### What is required
Locate the word "this" in the entries below, then gather every line that holds it.

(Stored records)
---------------

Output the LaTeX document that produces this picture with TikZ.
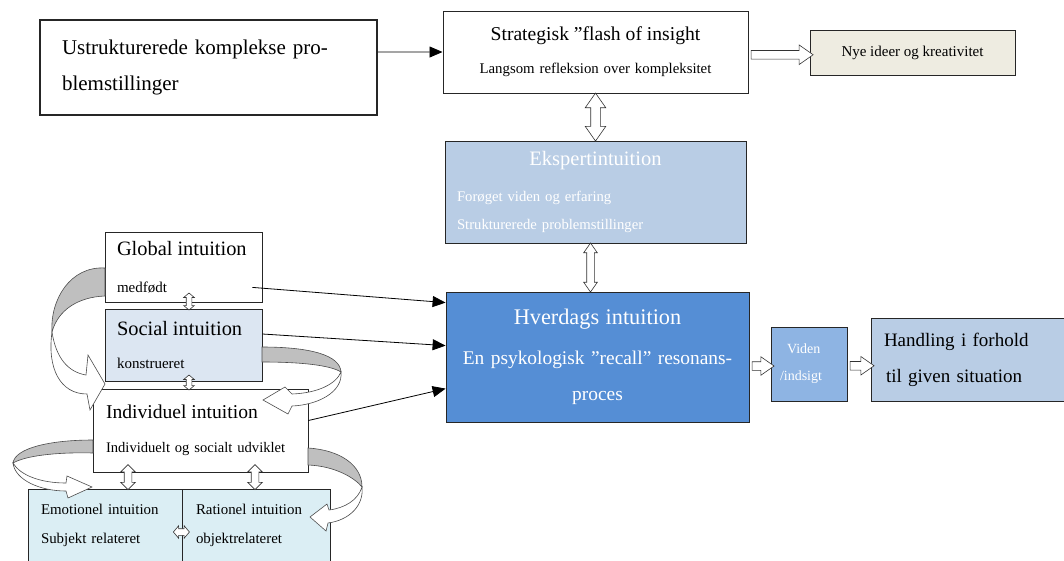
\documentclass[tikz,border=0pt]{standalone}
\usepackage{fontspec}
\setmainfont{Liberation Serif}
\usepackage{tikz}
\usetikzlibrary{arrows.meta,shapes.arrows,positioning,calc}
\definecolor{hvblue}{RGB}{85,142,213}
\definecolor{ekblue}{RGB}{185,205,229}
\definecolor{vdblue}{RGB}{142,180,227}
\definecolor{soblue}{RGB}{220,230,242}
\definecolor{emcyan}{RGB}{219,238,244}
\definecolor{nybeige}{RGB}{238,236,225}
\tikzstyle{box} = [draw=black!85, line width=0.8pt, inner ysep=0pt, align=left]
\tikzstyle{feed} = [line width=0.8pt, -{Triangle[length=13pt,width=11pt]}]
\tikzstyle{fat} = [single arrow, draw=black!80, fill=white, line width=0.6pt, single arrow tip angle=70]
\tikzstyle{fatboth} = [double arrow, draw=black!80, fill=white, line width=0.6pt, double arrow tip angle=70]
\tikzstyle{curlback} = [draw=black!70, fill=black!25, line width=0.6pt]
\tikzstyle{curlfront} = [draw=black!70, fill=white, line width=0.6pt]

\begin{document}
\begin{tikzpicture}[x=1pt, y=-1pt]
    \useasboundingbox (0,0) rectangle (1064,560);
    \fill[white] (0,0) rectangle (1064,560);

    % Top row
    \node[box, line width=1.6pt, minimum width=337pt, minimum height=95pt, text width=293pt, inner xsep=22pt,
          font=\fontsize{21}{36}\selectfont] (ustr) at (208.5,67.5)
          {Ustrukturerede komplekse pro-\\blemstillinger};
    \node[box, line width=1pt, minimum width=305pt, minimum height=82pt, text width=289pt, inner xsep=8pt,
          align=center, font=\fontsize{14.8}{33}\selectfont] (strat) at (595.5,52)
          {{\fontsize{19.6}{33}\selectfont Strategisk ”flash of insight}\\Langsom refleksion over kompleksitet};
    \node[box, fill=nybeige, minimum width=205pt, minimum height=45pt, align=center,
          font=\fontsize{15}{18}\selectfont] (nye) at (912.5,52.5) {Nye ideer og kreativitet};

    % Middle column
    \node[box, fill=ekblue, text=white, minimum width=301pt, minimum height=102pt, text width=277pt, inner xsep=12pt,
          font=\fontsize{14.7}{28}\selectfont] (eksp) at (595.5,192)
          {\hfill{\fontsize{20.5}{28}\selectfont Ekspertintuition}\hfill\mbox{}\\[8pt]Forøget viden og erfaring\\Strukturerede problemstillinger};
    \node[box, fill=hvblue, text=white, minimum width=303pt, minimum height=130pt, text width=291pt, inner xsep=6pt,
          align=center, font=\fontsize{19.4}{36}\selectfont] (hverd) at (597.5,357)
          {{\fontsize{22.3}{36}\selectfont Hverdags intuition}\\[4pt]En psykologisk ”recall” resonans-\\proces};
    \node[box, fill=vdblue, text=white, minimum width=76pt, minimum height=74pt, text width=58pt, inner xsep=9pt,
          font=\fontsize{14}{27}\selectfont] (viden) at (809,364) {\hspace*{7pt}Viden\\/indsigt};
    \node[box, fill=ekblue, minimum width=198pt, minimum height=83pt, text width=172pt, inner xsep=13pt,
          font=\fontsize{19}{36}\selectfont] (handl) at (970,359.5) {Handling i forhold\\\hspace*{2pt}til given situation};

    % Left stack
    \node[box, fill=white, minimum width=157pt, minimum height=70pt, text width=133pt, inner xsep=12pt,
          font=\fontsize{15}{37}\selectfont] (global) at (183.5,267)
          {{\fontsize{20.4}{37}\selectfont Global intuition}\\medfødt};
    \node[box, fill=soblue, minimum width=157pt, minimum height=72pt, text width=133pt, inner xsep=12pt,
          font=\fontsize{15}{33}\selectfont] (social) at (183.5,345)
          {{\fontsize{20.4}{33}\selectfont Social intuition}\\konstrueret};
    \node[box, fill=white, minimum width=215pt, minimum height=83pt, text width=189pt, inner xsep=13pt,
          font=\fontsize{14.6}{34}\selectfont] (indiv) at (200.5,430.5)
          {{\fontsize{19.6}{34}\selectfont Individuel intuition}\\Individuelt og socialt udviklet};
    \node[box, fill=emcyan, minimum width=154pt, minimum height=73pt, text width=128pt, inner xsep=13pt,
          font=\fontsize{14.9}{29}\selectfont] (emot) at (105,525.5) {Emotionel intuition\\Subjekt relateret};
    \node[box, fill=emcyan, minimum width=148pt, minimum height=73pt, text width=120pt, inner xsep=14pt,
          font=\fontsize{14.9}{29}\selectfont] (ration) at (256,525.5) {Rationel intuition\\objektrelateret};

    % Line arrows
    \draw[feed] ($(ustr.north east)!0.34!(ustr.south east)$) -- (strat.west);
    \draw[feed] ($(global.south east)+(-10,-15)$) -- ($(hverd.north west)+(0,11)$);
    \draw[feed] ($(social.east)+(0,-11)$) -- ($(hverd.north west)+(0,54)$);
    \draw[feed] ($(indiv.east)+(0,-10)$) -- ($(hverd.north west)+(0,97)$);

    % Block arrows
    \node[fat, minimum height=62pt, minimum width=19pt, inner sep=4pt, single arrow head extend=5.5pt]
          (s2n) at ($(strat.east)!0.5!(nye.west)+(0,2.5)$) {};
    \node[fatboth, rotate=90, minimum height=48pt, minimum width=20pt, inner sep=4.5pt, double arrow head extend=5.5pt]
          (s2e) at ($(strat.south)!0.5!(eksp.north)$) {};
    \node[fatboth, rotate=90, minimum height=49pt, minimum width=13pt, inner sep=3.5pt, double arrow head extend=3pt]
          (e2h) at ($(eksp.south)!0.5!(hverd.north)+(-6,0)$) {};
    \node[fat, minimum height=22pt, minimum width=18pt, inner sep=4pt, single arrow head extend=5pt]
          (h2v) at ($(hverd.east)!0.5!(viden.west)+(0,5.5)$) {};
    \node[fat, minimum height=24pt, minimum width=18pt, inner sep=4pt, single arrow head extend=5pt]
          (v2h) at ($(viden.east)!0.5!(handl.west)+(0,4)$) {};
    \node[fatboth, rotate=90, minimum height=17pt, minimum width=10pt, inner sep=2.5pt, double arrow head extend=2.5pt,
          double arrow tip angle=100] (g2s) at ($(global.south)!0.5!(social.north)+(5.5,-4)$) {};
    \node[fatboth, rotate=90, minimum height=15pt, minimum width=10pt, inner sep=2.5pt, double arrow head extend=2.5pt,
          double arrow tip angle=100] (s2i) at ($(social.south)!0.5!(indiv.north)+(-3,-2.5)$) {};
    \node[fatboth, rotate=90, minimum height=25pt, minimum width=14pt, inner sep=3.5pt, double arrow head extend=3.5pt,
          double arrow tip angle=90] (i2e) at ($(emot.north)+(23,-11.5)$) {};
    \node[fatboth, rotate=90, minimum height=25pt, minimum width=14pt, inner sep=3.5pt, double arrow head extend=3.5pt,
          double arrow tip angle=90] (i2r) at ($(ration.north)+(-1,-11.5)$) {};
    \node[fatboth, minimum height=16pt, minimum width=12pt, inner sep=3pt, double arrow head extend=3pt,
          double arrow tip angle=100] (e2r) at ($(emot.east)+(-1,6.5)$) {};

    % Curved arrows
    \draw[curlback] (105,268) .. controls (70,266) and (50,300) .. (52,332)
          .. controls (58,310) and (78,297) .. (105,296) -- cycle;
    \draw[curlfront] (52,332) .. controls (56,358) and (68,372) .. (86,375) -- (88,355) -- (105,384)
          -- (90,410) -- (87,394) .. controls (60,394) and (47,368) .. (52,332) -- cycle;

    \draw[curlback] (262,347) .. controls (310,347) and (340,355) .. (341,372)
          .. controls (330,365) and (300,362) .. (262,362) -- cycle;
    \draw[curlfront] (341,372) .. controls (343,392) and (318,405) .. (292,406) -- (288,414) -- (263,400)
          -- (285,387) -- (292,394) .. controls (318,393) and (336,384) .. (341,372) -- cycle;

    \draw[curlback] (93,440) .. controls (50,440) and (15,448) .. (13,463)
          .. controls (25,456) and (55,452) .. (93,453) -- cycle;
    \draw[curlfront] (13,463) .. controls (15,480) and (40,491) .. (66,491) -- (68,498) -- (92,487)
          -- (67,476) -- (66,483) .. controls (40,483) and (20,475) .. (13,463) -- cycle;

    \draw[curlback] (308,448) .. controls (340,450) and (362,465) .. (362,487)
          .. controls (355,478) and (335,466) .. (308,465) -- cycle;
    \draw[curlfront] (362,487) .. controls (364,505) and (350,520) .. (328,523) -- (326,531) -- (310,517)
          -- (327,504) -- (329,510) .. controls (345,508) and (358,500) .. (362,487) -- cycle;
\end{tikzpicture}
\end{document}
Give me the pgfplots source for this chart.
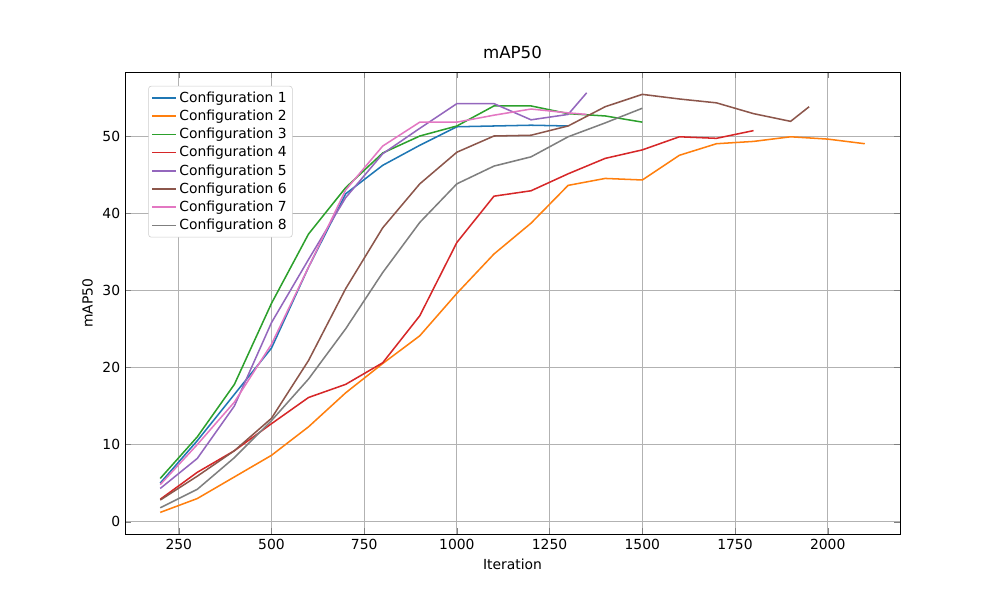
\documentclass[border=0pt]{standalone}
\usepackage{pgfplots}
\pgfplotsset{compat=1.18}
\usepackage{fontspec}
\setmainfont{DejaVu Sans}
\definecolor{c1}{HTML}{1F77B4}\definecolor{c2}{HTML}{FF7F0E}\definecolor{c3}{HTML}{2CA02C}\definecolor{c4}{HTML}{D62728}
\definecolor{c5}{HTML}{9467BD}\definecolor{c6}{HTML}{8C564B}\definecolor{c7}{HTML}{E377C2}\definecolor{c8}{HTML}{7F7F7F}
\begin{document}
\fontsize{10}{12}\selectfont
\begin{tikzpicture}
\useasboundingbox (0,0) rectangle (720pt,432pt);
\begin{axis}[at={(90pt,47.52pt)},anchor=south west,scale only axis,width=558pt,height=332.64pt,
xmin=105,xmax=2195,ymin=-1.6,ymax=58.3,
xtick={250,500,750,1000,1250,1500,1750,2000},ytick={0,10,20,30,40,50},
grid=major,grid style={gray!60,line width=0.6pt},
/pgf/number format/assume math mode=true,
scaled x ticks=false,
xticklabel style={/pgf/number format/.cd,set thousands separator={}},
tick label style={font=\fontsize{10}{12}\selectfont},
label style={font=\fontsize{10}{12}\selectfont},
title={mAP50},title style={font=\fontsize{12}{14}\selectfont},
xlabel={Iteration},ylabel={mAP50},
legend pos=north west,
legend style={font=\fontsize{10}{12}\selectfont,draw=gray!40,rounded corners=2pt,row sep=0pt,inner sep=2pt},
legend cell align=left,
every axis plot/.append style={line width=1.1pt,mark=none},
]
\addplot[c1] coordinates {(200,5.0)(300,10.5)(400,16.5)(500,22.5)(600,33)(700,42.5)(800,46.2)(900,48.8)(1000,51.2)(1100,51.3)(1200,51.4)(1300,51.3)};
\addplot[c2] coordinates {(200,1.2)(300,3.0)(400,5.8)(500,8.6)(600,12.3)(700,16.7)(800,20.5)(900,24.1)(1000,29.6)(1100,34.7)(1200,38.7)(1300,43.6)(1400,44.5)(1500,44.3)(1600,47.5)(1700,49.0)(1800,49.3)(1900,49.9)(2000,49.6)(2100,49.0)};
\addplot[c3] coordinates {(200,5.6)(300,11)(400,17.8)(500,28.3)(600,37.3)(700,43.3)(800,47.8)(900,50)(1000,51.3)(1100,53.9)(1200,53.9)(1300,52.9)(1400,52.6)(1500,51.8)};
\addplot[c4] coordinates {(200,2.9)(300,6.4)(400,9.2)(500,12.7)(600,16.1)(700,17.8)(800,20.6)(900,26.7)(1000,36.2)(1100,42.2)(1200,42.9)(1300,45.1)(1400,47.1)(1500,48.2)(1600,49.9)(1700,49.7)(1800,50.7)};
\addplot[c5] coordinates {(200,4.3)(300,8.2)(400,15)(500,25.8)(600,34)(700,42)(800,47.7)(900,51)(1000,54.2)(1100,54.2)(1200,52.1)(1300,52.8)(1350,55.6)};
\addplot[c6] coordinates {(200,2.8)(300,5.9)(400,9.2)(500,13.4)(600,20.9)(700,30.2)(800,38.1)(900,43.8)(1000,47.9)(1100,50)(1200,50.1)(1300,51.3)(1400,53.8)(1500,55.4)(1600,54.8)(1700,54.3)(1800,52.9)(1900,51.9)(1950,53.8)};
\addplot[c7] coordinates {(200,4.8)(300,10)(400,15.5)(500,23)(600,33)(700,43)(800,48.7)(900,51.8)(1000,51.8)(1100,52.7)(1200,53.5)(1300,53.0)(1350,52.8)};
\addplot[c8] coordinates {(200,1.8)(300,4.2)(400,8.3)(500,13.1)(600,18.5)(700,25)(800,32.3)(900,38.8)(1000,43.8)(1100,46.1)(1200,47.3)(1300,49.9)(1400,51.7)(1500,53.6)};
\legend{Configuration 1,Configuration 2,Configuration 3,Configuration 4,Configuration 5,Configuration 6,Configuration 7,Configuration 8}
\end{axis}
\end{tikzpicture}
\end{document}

---------------

### Response below
Output the LaTeX document that produces this picture with TikZ.
Give me the pgfplots source for this chart.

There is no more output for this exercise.